What the Tiny Archipelago of Vanuatu Can Teach Us About Obesity's Causes

Vanuatu is an archipelago in the South Pacific made up of 68 inhabited islands with 255,737 residents (as of early 2012). The islands are all in various stages of economic development and given the uniformity of the population (98% are Melenasian) the islands and their inhabitants in a sense can be considered a natural experiment of health transition consequent to progress which allows researchers to try to determine which elements of change are responsible for increasing rates of non-communicable diseases (NCDs) like obesity.

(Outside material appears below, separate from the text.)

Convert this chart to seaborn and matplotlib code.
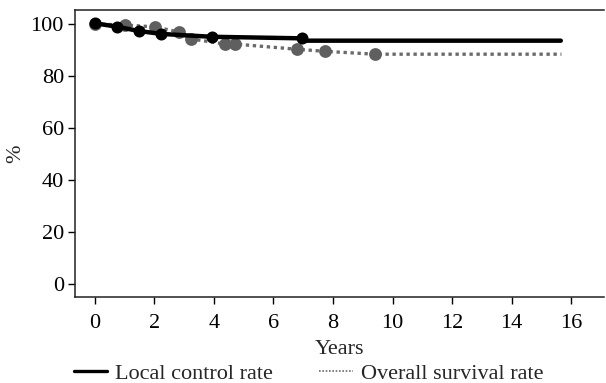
import matplotlib
matplotlib.use("Agg")
import matplotlib.pyplot as plt
import seaborn as sns
import pandas as pd
from matplotlib.lines import Line2D

# Local control rate (black)
lc_x = [0.0, 0.74, 1.49, 2.24, 3.93, 6.95]
lc_y = [100.3, 99.0, 97.3, 96.2, 95.1, 94.5]
lc_line_x = [0.0, 0.74, 1.49, 2.24, 3.93, 6.95, 7.0, 15.65]
lc_line_y = [100.3, 99.0, 97.3, 96.2, 95.1, 94.5, 93.6, 93.6]

# Overall survival rate (gray)
os_x = [0.0, 1.02, 2.02, 2.84, 3.23, 4.38, 4.71, 6.79, 7.73, 9.41]
os_y = [100.0, 99.6, 98.9, 96.9, 94.3, 92.3, 92.3, 90.3, 89.5, 88.4]
os_line_x = [0.0, 1.02, 2.02, 2.84, 3.23, 4.38, 4.71, 6.79, 7.73, 9.41, 15.67]
os_line_y = [100.0, 99.6, 98.9, 96.9, 94.3, 92.3, 92.3, 90.3, 89.5, 88.4, 88.4]

x_ticks = [0, 2, 4, 6, 8, 10, 12, 14, 16]
y_ticks = [0, 20, 40, 60, 80, 100]

sns.set_theme(style="ticks")
plt.rcParams['font.family'] = ['Liberation Serif', 'DejaVu Serif']
plt.rcParams['font.size'] = 16

fig = plt.figure(figsize=(6.06, 3.83), dpi=100)
ax = fig.add_axes([0.1238, 0.2245, 0.8729, 0.7494])

GRAY = "#6a6a6a"
os_line = pd.DataFrame({"x": os_line_x, "y": os_line_y})
lc_line = pd.DataFrame({"x": lc_line_x, "y": lc_line_y})
sns.lineplot(data=os_line, x="x", y="y", ax=ax, color=GRAY, linewidth=2.4,
             linestyle=(0, (1, 1.1)), estimator=None, sort=False)
ax.lines[-1].set_dash_capstyle("butt")
sns.scatterplot(x=os_x, y=os_y, ax=ax, color="#5f5f5f", s=85, linewidth=0, zorder=3)
sns.lineplot(data=lc_line, x="x", y="y", ax=ax, color="black", linewidth=3.2,
             estimator=None, sort=False, zorder=4)
sns.scatterplot(x=lc_x, y=lc_y, ax=ax, color="black", s=75, linewidth=0, zorder=5)

ax.set_xlim(-0.66, 17.1)
ax.set_ylim(-5, 105.4)
ax.set_xticks(x_ticks)
ax.set_yticks(y_ticks)
ax.set_xlabel("Years", fontsize=16, labelpad=5)
ax.set_ylabel("%", fontsize=16, labelpad=4)
ax.tick_params(axis="both", direction="out", length=5, width=1, colors="black",
               labelsize=16)
ax.tick_params(axis="x", pad=7)
ax.tick_params(axis="y", pad=3)
for side in ["left", "bottom", "top"]:
    ax.spines[side].set_visible(True)
    ax.spines[side].set_color("#222222")
    ax.spines[side].set_linewidth(1.1)
ax.spines["right"].set_visible(False)
ax.spines["right"].set_color("none")
ax.patch.set_edgecolor("none")

handles = [Line2D([0], [0], color="black", linewidth=2.4),
           Line2D([0], [0], color=GRAY, linewidth=1.2, linestyle=(0, (1, 1)))]
fig.legend(handles, ["Local control rate", "Overall survival rate"],
           loc="lower center", bbox_to_anchor=(0.509, -0.055), ncol=2, frameon=False,
           fontsize=16, handlelength=1.5, handletextpad=0.36, columnspacing=2.1)

fig.savefig("out.png", dpi=100)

And that's exactly what researchers did.

In a study published in the journal Obesity, researchers assessed body composition and behavioural patterns including diet, physical activity and substance use on three islands that varied in their degree of economic development. They then analyzed relationships among their measures. One of the islands was characterized by small rural villages made up of subsistence farmers. The other was also rural but their main economy was tourism. The third was Vanuatu's urban capital city.

Researchers asked questions about: Ancestry, family history of NCDs, occupation, education, subsistence related activities, 24 hour dietary recall, frequency of sports and sedentary behaviours and substance use. The researchers measured: BMI, body fat percentage (both by means of bioimpedance analysis and multiple skin folds), waist circumference, and waist to hip ratio.

The findings weren't all that surprising, yet still are worth reviewing. Risk of obesity, increased body fat percentage, increase waist circumferences and waist to hip ratios all went up in lock step with degree of economic development.

And the biggest predictor of weight change? Processed food consumption - in this case tinned fish canned in oil or sauce served with instant noodles or rice (versus the more traditional fresh fish with root crops and vegetables).

As would be expected, physical activity and sedentary behaviour had much weaker associations with weight change than did diet.

Unfortunately convenience foods aren't particularly convenient for health.